'''
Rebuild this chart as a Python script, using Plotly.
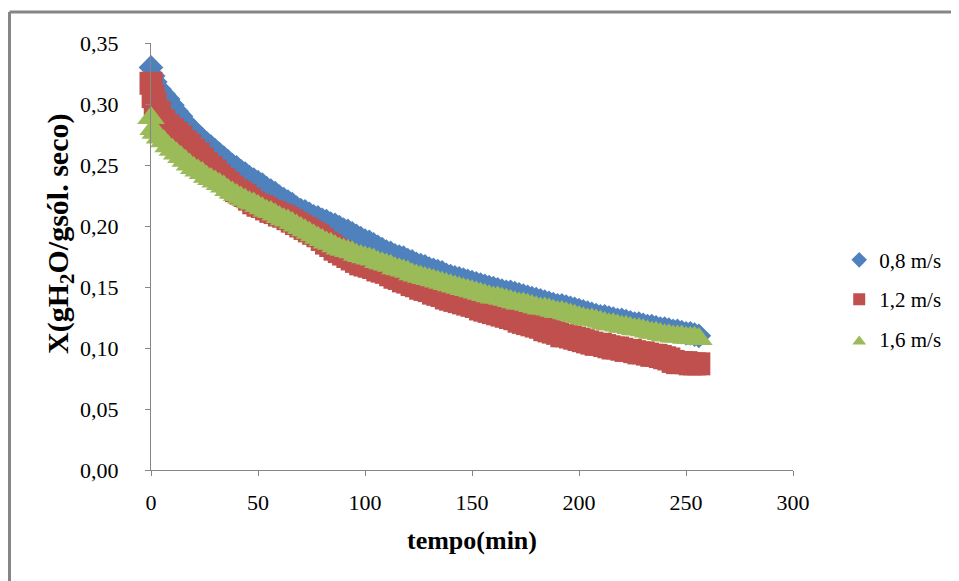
'''
'''
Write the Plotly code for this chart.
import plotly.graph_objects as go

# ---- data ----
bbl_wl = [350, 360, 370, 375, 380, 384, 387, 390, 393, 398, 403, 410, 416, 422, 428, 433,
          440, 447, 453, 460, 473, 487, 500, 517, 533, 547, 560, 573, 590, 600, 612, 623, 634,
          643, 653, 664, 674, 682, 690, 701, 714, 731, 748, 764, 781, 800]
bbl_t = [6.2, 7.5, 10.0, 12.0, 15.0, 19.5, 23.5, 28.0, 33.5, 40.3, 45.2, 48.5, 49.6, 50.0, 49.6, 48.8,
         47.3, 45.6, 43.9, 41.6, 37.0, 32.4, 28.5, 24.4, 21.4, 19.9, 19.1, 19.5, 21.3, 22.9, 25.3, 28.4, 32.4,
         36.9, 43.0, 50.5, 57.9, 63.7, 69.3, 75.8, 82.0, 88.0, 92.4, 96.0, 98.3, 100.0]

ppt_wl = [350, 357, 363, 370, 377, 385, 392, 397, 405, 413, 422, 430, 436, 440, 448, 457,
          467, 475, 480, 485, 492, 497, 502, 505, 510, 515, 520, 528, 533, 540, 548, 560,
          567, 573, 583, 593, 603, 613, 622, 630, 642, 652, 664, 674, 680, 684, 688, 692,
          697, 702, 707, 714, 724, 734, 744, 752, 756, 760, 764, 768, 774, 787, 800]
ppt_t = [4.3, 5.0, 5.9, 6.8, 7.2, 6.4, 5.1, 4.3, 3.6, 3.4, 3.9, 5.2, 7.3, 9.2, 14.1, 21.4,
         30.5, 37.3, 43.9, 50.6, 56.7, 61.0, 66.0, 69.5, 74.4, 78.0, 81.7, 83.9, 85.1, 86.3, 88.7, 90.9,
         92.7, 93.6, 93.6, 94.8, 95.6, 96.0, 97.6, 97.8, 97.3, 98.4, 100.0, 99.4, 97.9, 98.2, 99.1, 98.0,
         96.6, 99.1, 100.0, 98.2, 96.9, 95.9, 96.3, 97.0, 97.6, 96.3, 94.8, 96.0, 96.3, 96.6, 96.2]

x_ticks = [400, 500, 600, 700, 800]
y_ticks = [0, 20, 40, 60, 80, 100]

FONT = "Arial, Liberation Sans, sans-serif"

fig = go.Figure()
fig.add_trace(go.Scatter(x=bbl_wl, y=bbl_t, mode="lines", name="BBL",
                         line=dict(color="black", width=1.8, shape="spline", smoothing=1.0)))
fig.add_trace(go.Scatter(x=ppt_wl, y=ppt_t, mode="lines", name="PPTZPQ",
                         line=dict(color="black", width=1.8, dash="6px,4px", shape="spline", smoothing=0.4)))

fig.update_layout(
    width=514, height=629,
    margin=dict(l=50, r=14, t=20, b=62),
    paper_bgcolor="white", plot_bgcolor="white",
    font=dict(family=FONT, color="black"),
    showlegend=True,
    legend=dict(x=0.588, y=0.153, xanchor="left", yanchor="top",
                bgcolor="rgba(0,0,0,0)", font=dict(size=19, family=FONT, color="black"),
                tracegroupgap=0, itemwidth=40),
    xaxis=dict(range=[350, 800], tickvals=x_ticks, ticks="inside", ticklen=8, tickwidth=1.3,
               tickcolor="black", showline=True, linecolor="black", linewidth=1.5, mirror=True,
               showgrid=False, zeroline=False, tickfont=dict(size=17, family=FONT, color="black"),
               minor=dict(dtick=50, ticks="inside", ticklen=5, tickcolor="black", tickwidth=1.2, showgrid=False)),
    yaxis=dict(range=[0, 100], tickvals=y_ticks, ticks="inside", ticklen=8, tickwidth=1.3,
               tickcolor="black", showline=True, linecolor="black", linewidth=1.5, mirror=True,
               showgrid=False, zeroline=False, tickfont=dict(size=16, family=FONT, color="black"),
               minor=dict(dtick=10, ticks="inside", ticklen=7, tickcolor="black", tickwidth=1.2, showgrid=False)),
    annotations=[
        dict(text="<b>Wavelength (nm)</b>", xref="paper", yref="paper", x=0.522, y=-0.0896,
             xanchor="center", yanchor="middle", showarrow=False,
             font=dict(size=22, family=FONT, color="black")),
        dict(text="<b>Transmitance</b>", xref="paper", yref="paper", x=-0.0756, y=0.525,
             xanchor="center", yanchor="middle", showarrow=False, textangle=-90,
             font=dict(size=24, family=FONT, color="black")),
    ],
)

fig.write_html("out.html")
'''
▶ [The request] Exact duplication is required for the lines above, from the line that contains "Write the Plotly code for this chart." to the line that contains "96.0, 98.3, 100.0]", inclusive; omit all others.

▶ [Result]
Write the Plotly code for this chart.
import plotly.graph_objects as go

# ---- data ----
bbl_wl = [350, 360, 370, 375, 380, 384, 387, 390, 393, 398, 403, 410, 416, 422, 428, 433,
          440, 447, 453, 460, 473, 487, 500, 517, 533, 547, 560, 573, 590, 600, 612, 623, 634,
          643, 653, 664, 674, 682, 690, 701, 714, 731, 748, 764, 781, 800]
bbl_t = [6.2, 7.5, 10.0, 12.0, 15.0, 19.5, 23.5, 28.0, 33.5, 40.3, 45.2, 48.5, 49.6, 50.0, 49.6, 48.8,
         47.3, 45.6, 43.9, 41.6, 37.0, 32.4, 28.5, 24.4, 21.4, 19.9, 19.1, 19.5, 21.3, 22.9, 25.3, 28.4, 32.4,
         36.9, 43.0, 50.5, 57.9, 63.7, 69.3, 75.8, 82.0, 88.0, 92.4, 96.0, 98.3, 100.0]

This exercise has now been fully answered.